If you’re legitimately in the wrong – and heaven knows we all can be; maybe you didn’t know it was reasonable to put a curb cut for a wheelchair at a certain spot – then apologize and take steps to remediate the situation. If you believe you’re in the right, apologize for the hard feelings without apologizing for your actions.

“It doesn’t have to be a public apology, but it’s important to address their concerns first,” says Kelley. “Explain it’s nothing personal, it’s policy. Then when the press asks about it, you’re able to say, ‘We’ve apologized for the way it was handled, we never meant to have any hard feelings, we’ve come to a compromise,’ or ‘We’re negotiating a solution.’ As opposed to saying, ‘Oh, well, they’re being ridiculous and we’re not dealing with them.’”

Then, she suggests, “Try to resolve [the issue] in a way acceptable to the shareholder as well as to the co-op.” If it’s a gray area, compromise.

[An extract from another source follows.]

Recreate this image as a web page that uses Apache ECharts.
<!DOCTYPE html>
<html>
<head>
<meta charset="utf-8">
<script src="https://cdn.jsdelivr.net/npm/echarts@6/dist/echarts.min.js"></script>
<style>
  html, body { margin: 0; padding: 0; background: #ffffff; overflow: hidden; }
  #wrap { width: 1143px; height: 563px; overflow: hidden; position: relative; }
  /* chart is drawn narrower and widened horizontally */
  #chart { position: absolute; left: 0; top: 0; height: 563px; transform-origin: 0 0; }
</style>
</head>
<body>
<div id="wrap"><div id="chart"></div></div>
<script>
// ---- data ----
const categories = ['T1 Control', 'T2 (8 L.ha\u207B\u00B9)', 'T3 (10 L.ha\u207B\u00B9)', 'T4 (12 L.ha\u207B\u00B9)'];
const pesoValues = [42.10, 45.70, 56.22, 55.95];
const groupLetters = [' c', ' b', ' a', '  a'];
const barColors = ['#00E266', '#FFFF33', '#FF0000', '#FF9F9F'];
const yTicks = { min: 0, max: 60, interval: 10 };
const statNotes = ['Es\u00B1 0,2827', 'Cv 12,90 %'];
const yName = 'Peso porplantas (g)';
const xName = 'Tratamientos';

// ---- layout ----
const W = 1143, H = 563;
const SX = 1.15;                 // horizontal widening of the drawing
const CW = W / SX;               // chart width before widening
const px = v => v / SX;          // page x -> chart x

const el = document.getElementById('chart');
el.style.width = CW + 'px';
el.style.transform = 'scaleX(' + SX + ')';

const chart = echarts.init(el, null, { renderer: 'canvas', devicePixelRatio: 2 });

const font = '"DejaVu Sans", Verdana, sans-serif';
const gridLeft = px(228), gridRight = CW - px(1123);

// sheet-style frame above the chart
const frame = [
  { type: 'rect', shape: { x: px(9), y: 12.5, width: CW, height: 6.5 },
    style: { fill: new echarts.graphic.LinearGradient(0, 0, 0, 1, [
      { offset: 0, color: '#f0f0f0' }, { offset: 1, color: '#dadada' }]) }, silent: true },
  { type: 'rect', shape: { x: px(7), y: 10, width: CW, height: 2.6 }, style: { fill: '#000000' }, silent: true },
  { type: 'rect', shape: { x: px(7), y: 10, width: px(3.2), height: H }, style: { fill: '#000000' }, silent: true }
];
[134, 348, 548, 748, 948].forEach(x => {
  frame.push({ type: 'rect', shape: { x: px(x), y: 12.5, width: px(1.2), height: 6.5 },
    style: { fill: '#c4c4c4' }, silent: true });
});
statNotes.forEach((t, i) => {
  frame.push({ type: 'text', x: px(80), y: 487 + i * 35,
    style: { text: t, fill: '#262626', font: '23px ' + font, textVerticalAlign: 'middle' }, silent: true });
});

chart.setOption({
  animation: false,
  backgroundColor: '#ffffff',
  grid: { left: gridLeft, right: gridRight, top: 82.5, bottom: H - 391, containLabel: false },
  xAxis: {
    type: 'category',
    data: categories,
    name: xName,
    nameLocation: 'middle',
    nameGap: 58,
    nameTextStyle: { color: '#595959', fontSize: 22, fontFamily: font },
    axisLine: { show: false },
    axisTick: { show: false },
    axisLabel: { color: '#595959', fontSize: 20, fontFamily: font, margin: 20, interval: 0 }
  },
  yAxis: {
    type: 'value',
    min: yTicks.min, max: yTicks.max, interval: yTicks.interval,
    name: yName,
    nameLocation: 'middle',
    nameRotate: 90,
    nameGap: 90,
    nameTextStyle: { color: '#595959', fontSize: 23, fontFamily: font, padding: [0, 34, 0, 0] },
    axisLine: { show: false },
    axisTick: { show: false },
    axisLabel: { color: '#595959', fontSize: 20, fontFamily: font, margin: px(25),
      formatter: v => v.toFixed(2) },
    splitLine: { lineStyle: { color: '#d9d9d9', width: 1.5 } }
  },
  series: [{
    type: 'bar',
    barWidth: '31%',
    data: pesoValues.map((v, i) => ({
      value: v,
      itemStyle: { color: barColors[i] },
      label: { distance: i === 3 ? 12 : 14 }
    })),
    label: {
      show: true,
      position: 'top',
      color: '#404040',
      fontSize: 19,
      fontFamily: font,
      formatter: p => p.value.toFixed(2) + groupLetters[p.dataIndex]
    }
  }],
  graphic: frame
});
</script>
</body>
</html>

If you’re unequivocally in the right, then getting the pertinent the facts out to the shareholder and the press only helps you look reasonable and responsible.

“If it’s an investigative thing, you have to be careful not to hurt yourself,” Kelley cautions. “But if you’re sharing accurate information, that should be helpful to you.”

Tumminia suggests particular caution during times of “litigation going through the legal system.” If you can tell the press honestly that the matter is being worked on by each party’s attorney, and that speaking at length about it may jeopardize negotiations, then do so. “Ultimately, the facts are going to drive your response.”

And before any of this even comes up, board members can practice speaking with the press among themselves. “If you don’t have your own publicity person it may help to practice with someone – to go over your talking points or the mission of your board or the key things you want out there,” says Collins. The pen is mightier than the sword. It’s also mightier than the board. The trick is to understand the pen – and to use it so that nobody draws the wrong conclusions.